Each position attends to all positions (including itself): $$y_i = \text{Attention}(x_i, (x_1,x_1), (x_2,x_2), ..., (x_n,x_n))$$

Query, Key, Value: All derived from same input via learned projections.

Multi-Head Attention

Run multiple attention operations in parallel: $$h_i = \text{Attention}(W_i^Q x, W_i^K x, W_i^V x)$$ $$\text{output} = \text{Concat}(h_1, ..., h_H) W^O$$

Benefit: Capture different types of relationships.

Positional Encoding

Attention is permutation-invariant — it doesn't know position!

Solution: Add position information to inputs: $$x_{pos} = x + \text{PE}(pos)$$

Sinusoidal encoding (original Transformer):

  • Different frequencies for different dimensions
  • Can generalize to unseen lengths

Learned embeddings (common in practice).

Transformer Architecture

Encoder block:

  1. Multi-head self-attention + residual + LayerNorm
  2. Feed-forward network + residual + LayerNorm

Decoder block:

  1. Masked self-attention (can't see future)
  2. Cross-attention to encoder
  3. Feed-forward network

Pre-trained Language Models

ELMo

Concatenate forward and backward LSTM representations.

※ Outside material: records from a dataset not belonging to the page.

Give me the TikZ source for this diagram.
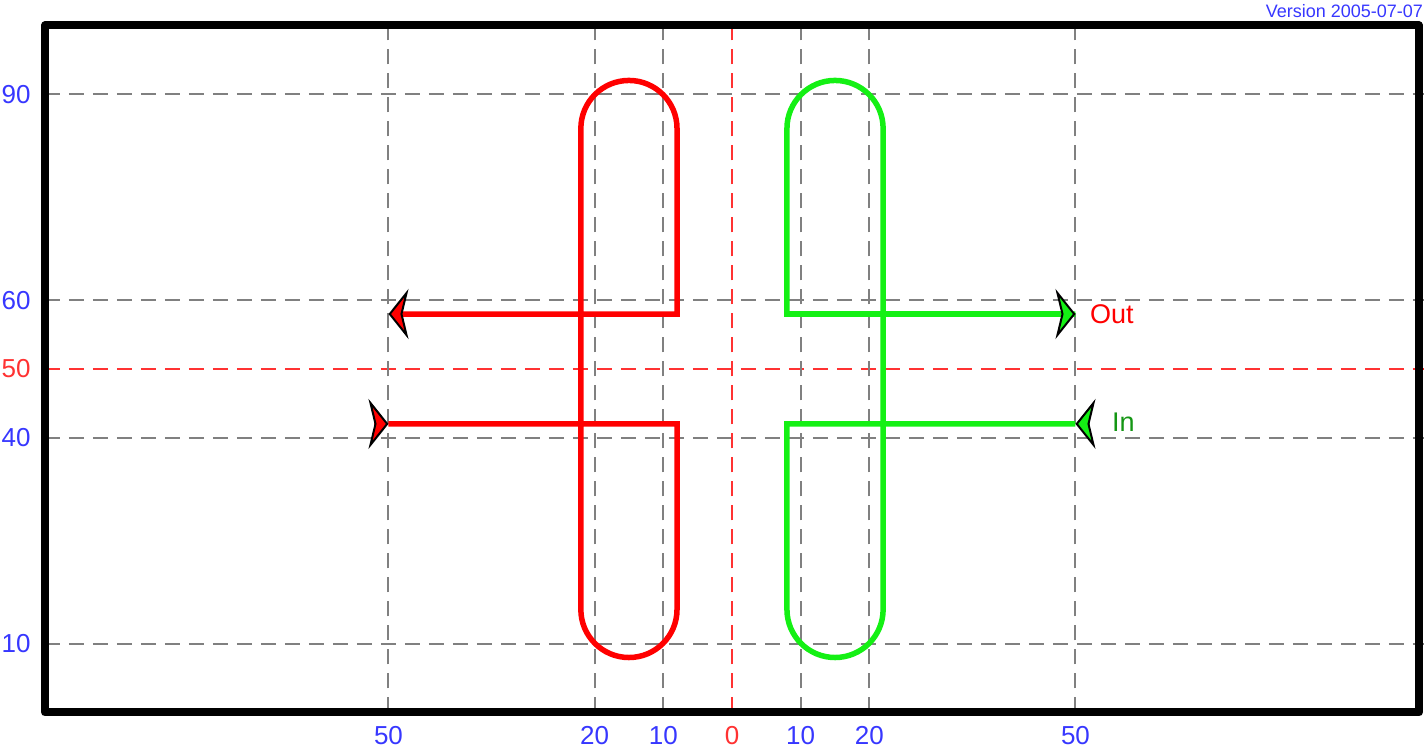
\documentclass[tikz,border=0pt]{standalone}
\usepackage{fontspec}
\setmainfont{Liberation Sans}
\usepackage{xcolor}
\usetikzlibrary{arrows.meta}

\definecolor{gridgray}{RGB}{128,128,128}
\definecolor{gridred}{RGB}{255,50,50}
\definecolor{labelblue}{RGB}{55,55,255}
\definecolor{loopred}{RGB}{255,0,0}
\definecolor{loopgreen}{RGB}{20,240,20}
\definecolor{textgreen}{RGB}{20,150,20}

\begin{document}
\begin{tikzpicture}[
    x=6.87pt, y=6.87pt,
    every node/.style={font=\fontsize{26}{30}\selectfont, inner sep=0pt},
    gridline/.style={draw=gridgray, line width=2pt, dash pattern=on 15pt off 9pt},
    midline/.style={draw=gridred, line width=2pt, dash pattern=on 15pt off 9pt},
    redloop/.style={draw=loopred, line width=5.5pt, line join=miter},
    greenloop/.style={draw=loopgreen, line width=5.5pt, line join=miter},
    redtip/.style={-{Stealth[length=20pt, width=50pt, inset=6pt, color=black, fill=loopred, line width=2pt]}},
    greentip/.style={-{Stealth[length=20pt, width=50pt, inset=6pt, color=black, fill=loopgreen, line width=2pt]}}
]
\useasboundingbox (-106.55,-5.17) rectangle (100.73,103.71);

% Grid
\draw[gridline] (-100,10) -- (100.73,10);
\draw[gridline] (-100,40) -- (100.73,40);
\draw[gridline] (-100,60) -- (100.73,60);
\draw[gridline] (-100,90) -- (100.73,90);
\draw[midline] (-100,50) -- (100.73,50);
\draw[gridline] (-50,0) -- (-50,100);
\draw[gridline] (-20,0) -- (-20,100);
\draw[gridline] (-10,0) -- (-10,100);
\draw[gridline] (10,0) -- (10,100);
\draw[gridline] (20,0) -- (20,100);
\draw[gridline] (50,0) -- (50,100);
\draw[midline] (0,0) -- (0,100);

% Frame
\draw[line width=8pt, line join=round] (-100,0) rectangle (100,100);

% Axis labels
\node[text=labelblue] (y90) at (-104.2,90) {90};
\node[text=labelblue] (y60) at (-104.2,60) {60};
\node[text=gridred] (y50) at (-104.2,50) {50};
\node[text=labelblue] (y40) at (-104.2,40) {40};
\node[text=labelblue] (y10) at (-104.2,10) {10};
\node[text=labelblue] (xl50) at (-50,-3.4) {50};
\node[text=labelblue] (xl20) at (-20,-3.4) {20};
\node[text=labelblue] (xl10) at (-10,-3.4) {10};
\node[text=gridred] (x0) at (0,-3.4) {0};
\node[text=labelblue] (xr10) at (10,-3.4) {10};
\node[text=labelblue] (xr20) at (20,-3.4) {20};
\node[text=labelblue] (xr50) at (50,-3.4) {50};

\node[anchor=east, text=labelblue, font=\fontsize{18}{20}\selectfont] (version) at (100.6,102.1) {Version 2005-07-07};

% Ports
\coordinate (rin) at (-50,42);
\coordinate (rinback) at (-52.04,42);
\coordinate (rout) at (-50,58);
\coordinate (gin) at (50,42);
\coordinate (ginback) at (52.04,42);
\coordinate (gout) at (50,58);

% Red loop
\draw[redloop, redtip] (rin) -- (-8,42) -- (-8,15)
    arc[start angle=0, end angle=-180, radius=7] -- (-22,85)
    arc[start angle=180, end angle=0, radius=7] -- (-8,58) -- (rout);
\draw[redloop, redtip] (rinback) -- (rin);

% Green loop
\draw[greenloop] (gin) -- (8,42) -- (8,15)
    arc[start angle=180, end angle=360, radius=7] -- (22,85)
    arc[start angle=0, end angle=180, radius=7] -- (8,58) -- (gout);
\draw[greenloop, greentip] (8,58) -- (gout);
\draw[greenloop, greentip] (ginback) -- (gin);

% Port labels
\node[anchor=west, text=loopred, font=\fontsize{27}{30}\selectfont] (outlabel) at (52.1,58) {Out};
\node[anchor=west, text=textgreen, font=\fontsize{27}{30}\selectfont] (inlabel) at (55.3,42.3) {In};

\end{tikzpicture}
\end{document}
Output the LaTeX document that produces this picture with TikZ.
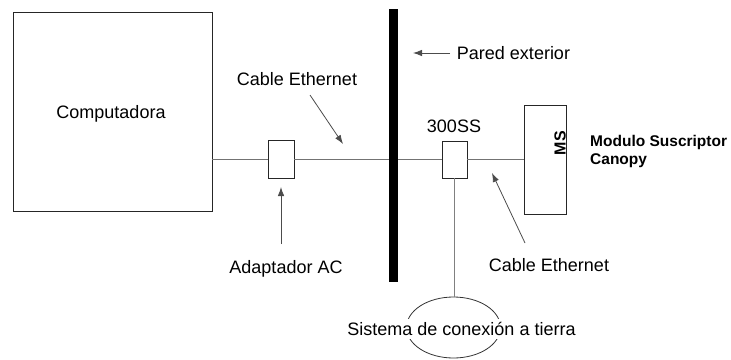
\documentclass[tikz,border=0pt]{standalone}
\usepackage{fontspec}
\setmainfont{Liberation Sans}
\usetikzlibrary{shapes.geometric,arrows.meta}
\begin{document}
\begin{tikzpicture}[x=1pt,y=-1pt,
  lbl/.style={inner sep=0pt,font=\fontsize{18}{21}\selectfont},
  boxk/.style={draw=black!85,line width=0.9pt,inner sep=0pt},
  cable/.style={draw=black!55,line width=1.2pt},
  ptr/.style={draw=black!70,line width=0.8pt,-{Latex[length=9pt,width=6.5pt]}},
]
\useasboundingbox (0,0) rectangle (731,359);
% boxes
\node[boxk,minimum width=199pt,minimum height=199pt] (comp) at (112.5,111.5) {};
\node[lbl] at (111,114) {Computadora};
\node[boxk,minimum width=26pt,minimum height=38pt] (adap) at (281,159.5) {};
\node[boxk,minimum width=25pt,minimum height=37pt] (ss) at (454.5,159.5) {};
\node[boxk,minimum width=42pt,minimum height=109pt] (ms) at (545,159.5) {};
\node[fill=black,inner sep=0pt,minimum width=9pt,minimum height=273pt] (wall) at (393.5,145.5) {};
% cables
\draw[cable] (adap.west) -- (adap.west -| comp.east);
\draw[cable] (adap.east) -- (adap.east -| wall.west);
\draw[cable] (ss.west) -- (ss.west -| wall.east);
\draw[cable] (ss.east) -- (ms.west);
% ground
\node[draw=black!80,line width=0.8pt,ellipse,minimum width=94pt,minimum height=61pt,inner sep=0pt] (gnd) at (453.5,327.5) {};
\draw[draw=black!50,line width=1pt] (ss.south) -- (ss.south |- gnd.north);
\node[lbl,fill=white,inner xsep=1pt,inner ysep=3pt] (gndtxt) at (461.5,329) {Sistema de conexión a tierra};
% MS labels
\node[inner sep=0pt,rotate=90,font=\bfseries\fontsize{16}{18}\selectfont] (mstxt) at (560,143) {MS};
\node[inner sep=0pt,anchor=west,align=left,font=\bfseries\fontsize{15.5}{18}\selectfont] (mslbl) at (590,151) {Modulo Suscriptor\\Canopy};
% labels and pointers
\node[lbl] (pared) at (513.5,53) {Pared exterior};
\coordinate (paredtail) at (450,53);
\coordinate (paredtip) at (413,53);
\draw[ptr] (paredtail) -- (paredtip);
\node[lbl] (cab1) at (297,79) {Cable Ethernet};
\coordinate (cab1tail) at (310,95);
\coordinate (cab1tip) at (343,144);
\draw[ptr] (cab1tail) -- (cab1tip);
\node[lbl] (sslbl) at (454,126) {300SS};
\node[lbl] (adlbl) at (286,269) {Adaptador AC};
\coordinate (adtail) at (281,244);
\coordinate (adtip) at (281,187);
\draw[ptr] (adtail) -- (adtip);
\node[lbl] (cab2) at (549,265) {Cable Ethernet};
\coordinate (cab2tail) at (525,243);
\coordinate (cab2tip) at (492,173);
\draw[ptr] (cab2tail) -- (cab2tip);
\end{tikzpicture}
\end{document}
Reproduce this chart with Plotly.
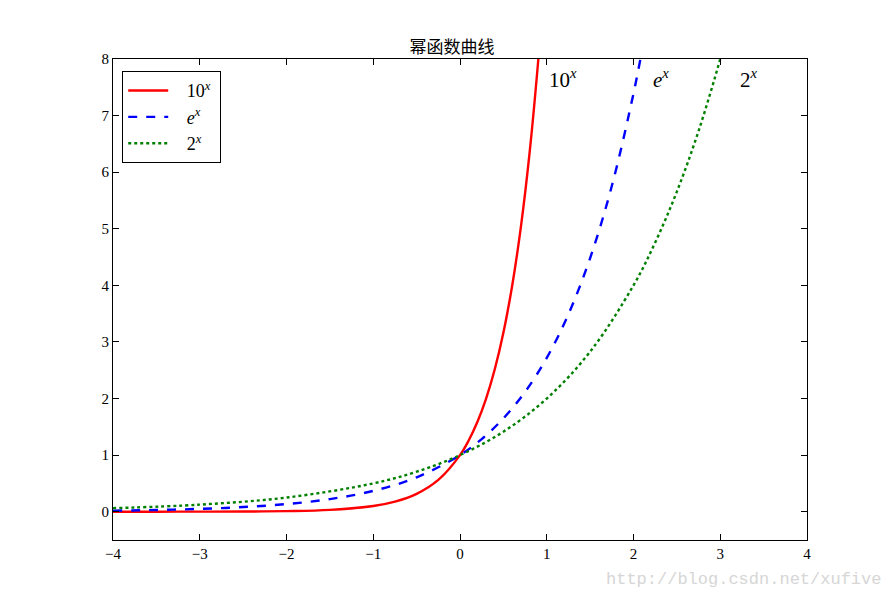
import plotly.graph_objects as go

# Values
x_10 = [-4, -3.5, -3, -2.5, -2, -1.5, -1, -0.75, -0.5, -0.25, 0, 0.1, 0.2, 0.3, 0.4, 0.5, 0.6, 0.7, 0.8, 0.9, 0.95]
y_10 = [0.0001, 0.0003, 0.001, 0.003, 0.01, 0.032, 0.1, 0.178, 0.316, 0.562, 1, 1.259, 1.585, 1.995, 2.512, 3.162, 3.981, 5.012, 6.310, 7.943, 8.913]

x_e = [-4, -3.5, -3, -2.5, -2, -1.5, -1, -0.5, 0, 0.25, 0.5, 0.75, 1, 1.25, 1.5, 1.75, 2, 2.1]
y_e = [0.018, 0.030, 0.050, 0.082, 0.135, 0.223, 0.368, 0.607, 1, 1.284, 1.649, 2.117, 2.718, 3.490, 4.482, 5.755, 7.389, 8.166]

x_2 = [-4, -3, -2, -1, -0.5, 0, 0.5, 1, 1.5, 2, 2.25, 2.5, 2.75, 3, 3.1]
y_2 = [0.0625, 0.125, 0.25, 0.5, 0.707, 1, 1.414, 2, 2.828, 4, 4.757, 5.657, 6.727, 8, 8.574]

series_names = ["10<sup><i>x</i></sup>", "<i>e</i><sup><i>x</i></sup>", "2<sup><i>x</i></sup>"]
label_x = [1.0, 2.2, 3.2]
label_y = [7.65, 7.65, 7.65]

title = "幂函数曲线"
watermark = "http://blog.csdn.net/xufive"

SERIF = "Liberation Serif, DejaVu Serif, serif"
PAD = "&nbsp;&nbsp;&nbsp;"

fig = go.Figure()
fig.add_trace(go.Scatter(x=x_10, y=y_10, mode="lines", name=PAD + series_names[0] + "&nbsp;",
                         line=dict(color="#ff0000", width=2.4, shape="spline")))
fig.add_trace(go.Scatter(x=x_e, y=y_e, mode="lines", name=PAD + series_names[1],
                         line=dict(color="#0000ff", width=2.4, dash="dash", shape="spline")))
fig.add_trace(go.Scatter(x=x_2, y=y_2, mode="lines", name=PAD + series_names[2],
                         line=dict(color="#008000", width=2.4, dash="dot", shape="spline")))

for name, lx, ly in zip(series_names, label_x, label_y):
    fig.add_annotation(x=lx, y=ly, text=name, showarrow=False, xanchor="left", yanchor="middle",
                       font=dict(family=SERIF, size=21, color="black"))

fig.add_annotation(x=1.0, y=0.0, xref="paper", yref="paper", xanchor="right", yanchor="top",
                   xshift=76, yshift=-28, text=watermark, showarrow=False,
                   font=dict(family="Liberation Mono, DejaVu Sans Mono, monospace", size=17, color="#d6d6d6"))

axis_common = dict(showline=True, linecolor="black", linewidth=1.2, mirror="allticks",
                   ticks="inside", ticklen=6, tickcolor="black", showgrid=False, zeroline=False,
                   tickfont=dict(family=SERIF, size=15, color="black"))

fig.update_layout(
    width=888, height=592,
    margin=dict(l=105, r=89, t=51, b=60),
    paper_bgcolor="white", plot_bgcolor="white",
    title=dict(text=title, x=0.5, xanchor="center", y=1 - 39 / 592, yanchor="middle",
               font=dict(family="Noto Sans CJK SC", size=17, color="black")),
    xaxis=dict(range=[-4, 4], dtick=1, **axis_common),
    yaxis=dict(range=[-0.5, 8], dtick=1, **axis_common),
    legend=dict(x=0.013, y=0.975, xanchor="left", yanchor="top", bgcolor="white",
                bordercolor="black", borderwidth=1.2,
                font=dict(family=SERIF, size=18, color="black"), itemwidth=40, tracegroupgap=0),
    showlegend=True,
)

fig.write_html("out.html")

BERT (Bidirectional Encoder)

Pre-training tasks:

  • Masked Language Modeling (MLM): Predict masked tokens
  • Next Sentence Prediction

Fine-tuning: Add task-specific head.

GPT (Generative Pre-Training)

Architecture: Decoder-only transformer (causal masking)

Pre-training: Autoregressive language modeling

Key insight: Scale up model and data → emergent capabilities.

T5 (Text-to-Text Transfer Transformer)

Unifying framework: Every task as text-to-text

  • Classification: "classify: text → label"
  • Translation: "translate: source → target"

Summary

Architecture Key Feature Best For
Basic RNN Recurrent hidden state Short sequences
LSTM/GRU Gates + additive updates Medium sequences
Bidirectional Both directions When future is available
Attention Direct access to all positions Long-range dependencies
Transformer Self-attention + parallelism Everything (modern default)

When to Use What

  • RNN/LSTM: Small data, limited compute, streaming data
  • Transformer: Large data, sufficient compute, best performance
  • Pre-trained models: Almost always start here and fine-tune!